Too many adults today respond to evidence by saying, “You can get data to say anything,” as though dismissing the scientific method is as easy as dismissing advice on a fortune cookie. When we immediately discard evidence simply because it supports a policy from a platform different than our own, we should take great pause.
The beauty of science is that it can help shape our views. As philosopher David Hume said, “A wise man proportions his belief to the evidence.” When we allow confirmation bias free rein by ignoring or dismissing any contrary evidence, we allow for the dogmatic pseudoscientific thinking of the past free rein as well.
Scientists have been wrong, and I would never advocate that we switch from blindly following the authority of the Catholic church, as in the time of Galileo, to those in their ivory towers. Research that fails to replicate, misuses data collection or analysis, or relies on logical fallacies is deeply problematic. However, results disagreeing with our views are not, on their own, proof that the results are illegitimate.
Policymakers return us to the dark ages when they fail to prioritize research spending, transparency and data collection, or rely on unsound decision-making methods. For example, when social psychologist Irving Janis interviewed policymakers, he reported that they “often do not use a reflective problem-solving approach. How do they usually arrive at their decisions? If you ask, they are likely to tell you ... they do it mostly by the seat of their pants.”
Making decisions with our gut instincts is appropriate in certain contexts, however, as behavioral economist Dan Ariely can attest, “Our irrational behaviors are neither random nor senseless — they are systematic and predictable.
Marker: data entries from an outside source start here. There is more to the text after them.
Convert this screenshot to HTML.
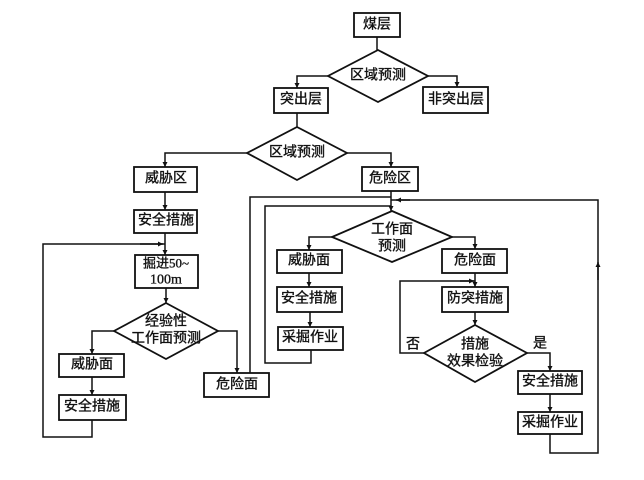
<!DOCTYPE html>
<html>
<head>
<meta charset="utf-8">
<style>
html,body{margin:0;padding:0;background:#fff;}
svg{display:block;}
text{font-family:"Liberation Serif","Noto Sans CJK SC",serif;font-size:14px;fill:#111;stroke:#111;stroke-width:0.35px;}
</style>
</head>
<body>
<svg width="644" height="480" viewBox="0 0 644 480" xmlns="http://www.w3.org/2000/svg">
<defs>
<marker id="a" markerWidth="6" markerHeight="6" refX="5" refY="3" orient="auto" markerUnits="userSpaceOnUse">
<path d="M0,0.5 L5,3 L0,5.5 z" fill="#111"/>
</marker>
</defs>
<rect width="644" height="480" fill="#fff"/>
<g fill="#fff" stroke="#111" stroke-width="1.8">
<rect x="354" y="13" width="46" height="24"/>
<rect x="274" y="88" width="54" height="25"/>
<rect x="423" y="87" width="65" height="26"/>
<rect x="134" y="167" width="63" height="25"/>
<rect x="362" y="167" width="56" height="24"/>
<rect x="134" y="210" width="63" height="23"/>
<rect x="135" y="255" width="63" height="33"/>
<rect x="59" y="354" width="65" height="23"/>
<rect x="59" y="395" width="67" height="25"/>
<rect x="204" y="373" width="65" height="24"/>
<rect x="277" y="250" width="65" height="23"/>
<rect x="277" y="287" width="65" height="25"/>
<rect x="278" y="327" width="65" height="23"/>
<rect x="442" y="249" width="65" height="24"/>
<rect x="442" y="287" width="66" height="25"/>
<rect x="518" y="371" width="64" height="23"/>
<rect x="518" y="412" width="64" height="22"/>
<polygon points="378,50 428,76 378,102 328,76"/>
<polygon points="297,127 347,153 297,180 247,153"/>
<polygon points="166,303 218,331 166,359 114,331"/>
<polygon points="392,211 452,237 392,262 332,237"/>
<polygon points="475,325 527,353 475,382 424,353"/>
</g>
<g fill="none" stroke="#111" stroke-width="1.5">
<line x1="377" y1="37" x2="377" y2="50"/>
<polyline points="328,76 297,76 297,88" marker-end="url(#a)"/>
<polyline points="428,76 457,76 457,87" marker-end="url(#a)"/>
<line x1="297" y1="113" x2="297" y2="127"/>
<polyline points="247,153 165,153 165,167" marker-end="url(#a)"/>
<polyline points="347,153 391,153 391,167" marker-end="url(#a)"/>
<line x1="165" y1="192" x2="165" y2="210" marker-end="url(#a)"/>
<line x1="165" y1="233" x2="165" y2="255" marker-end="url(#a)"/>
<polyline points="92,420 92,437 43,437 43,244 165,244"/>
<line x1="140" y1="244" x2="163" y2="244" marker-end="url(#a)"/>
<line x1="166" y1="288" x2="166" y2="303" marker-end="url(#a)"/>
<polyline points="114,331 92,331 92,354" marker-end="url(#a)"/>
<line x1="92" y1="377" x2="92" y2="395" marker-end="url(#a)"/>
<polyline points="218,331 237,331 237,373" marker-end="url(#a)"/>
<polyline points="250,373 250,197 391,197"/>
<line x1="391" y1="191" x2="391" y2="211" marker-end="url(#a)"/>
<polyline points="311,350 311,363 265,363 265,206 391,206"/>
<polyline points="332,237 309,237 309,250" marker-end="url(#a)"/>
<line x1="309" y1="273" x2="309" y2="287" marker-end="url(#a)"/>
<line x1="310" y1="312" x2="310" y2="327" marker-end="url(#a)"/>
<polyline points="452,237 475,237 475,249" marker-end="url(#a)"/>
<line x1="475" y1="273" x2="475" y2="287" marker-end="url(#a)"/>
<line x1="475" y1="312" x2="475" y2="325" marker-end="url(#a)"/>
<polyline points="424,353 400,353 400,281 475,281"/>
<line x1="460" y1="281" x2="474" y2="281" marker-end="url(#a)"/>
<polyline points="527,353 550,353 550,371" marker-end="url(#a)"/>
<line x1="550" y1="394" x2="550" y2="412" marker-end="url(#a)"/>
<polyline points="550,434 550,453 598,453 598,200 391,200"/>
<line x1="598" y1="280" x2="598" y2="262" marker-end="url(#a)"/>
<line x1="410" y1="200" x2="396" y2="200" marker-end="url(#a)"/>
</g>
<g text-anchor="middle" dominant-baseline="central">
<text x="377" y="25">煤层</text>
<text x="378" y="76">区域预测</text>
<text x="301" y="100">突出层</text>
<text x="456" y="100">非突出层</text>
<text x="297" y="153">区域预测</text>
<text x="166" y="179">威胁区</text>
<text x="390" y="179">危险区</text>
<text x="166" y="221">安全措施</text>
<text x="166" y="263" style="font-size:13px">掘进50~</text>
<text x="166" y="280">100m</text>
<text x="166" y="322">经验性</text>
<text x="166" y="339">工作面预测</text>
<text x="92" y="365">威胁面</text>
<text x="92" y="407">安全措施</text>
<text x="237" y="385">危险面</text>
<text x="392" y="230">工作面</text>
<text x="392" y="247">预测</text>
<text x="309" y="261">威胁面</text>
<text x="309" y="299">安全措施</text>
<text x="310" y="338">采掘作业</text>
<text x="475" y="261">危险面</text>
<text x="475" y="299">防突措施</text>
<text x="475" y="345">措施</text>
<text x="475" y="362">效果检验</text>
<text x="413" y="345">否</text>
<text x="540" y="344">是</text>
<text x="550" y="382">安全措施</text>
<text x="550" y="423">采掘作业</text>
</g>
</svg>
</body>
</html>
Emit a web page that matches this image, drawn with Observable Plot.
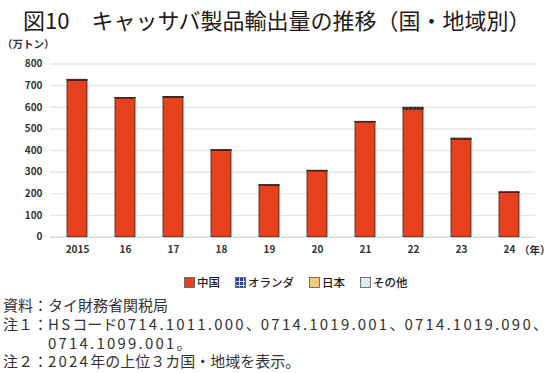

We all make the same types of mistakes over and over, because of the basic wiring of our brains.”
We are all at the mercy of our individual experiences, biases and cognitive limitations.
The same methods that led scientists to predict the 2017 Great American Solar Eclipse, down to the second, can be used to investigate public policy. Which gun regulations reduce gun-related deaths? Which welfare programs reduce poverty long term? Which policing and criminal justice reforms reduce police brutality and recidivism?
These questions cannot be answered using systematic reasoning, controlled experiments and replication unless we prioritize the scientific method. Each of these problems have cause and effect relationships that are complicated, but as scientific history has shown us, not beyond our understanding.
What I plead with voters and policymakers is that we cling to the scientific method over other claimed methods of finding truth. The method is more important than any one claim. Scrutiny, skepticism and counter ideas strengthen our understanding of the world. If something is true, then it can withstand being analyzed and questioned by experts. But it is only by thorough and systematic investigations of hypotheses with replication that we can have confidence in our findings.
It’s not through common sense. Nor religious dogma. Nor intuition. Nor anecdotal experience.
Science is fraught with errors, biases and conflicts of interest, but the only thing that beats science is better science.
Veronika Tait, Saratoga Springs, is an associate professor at Snow College and writes about compassion and evidence-based practices for Psychology Today.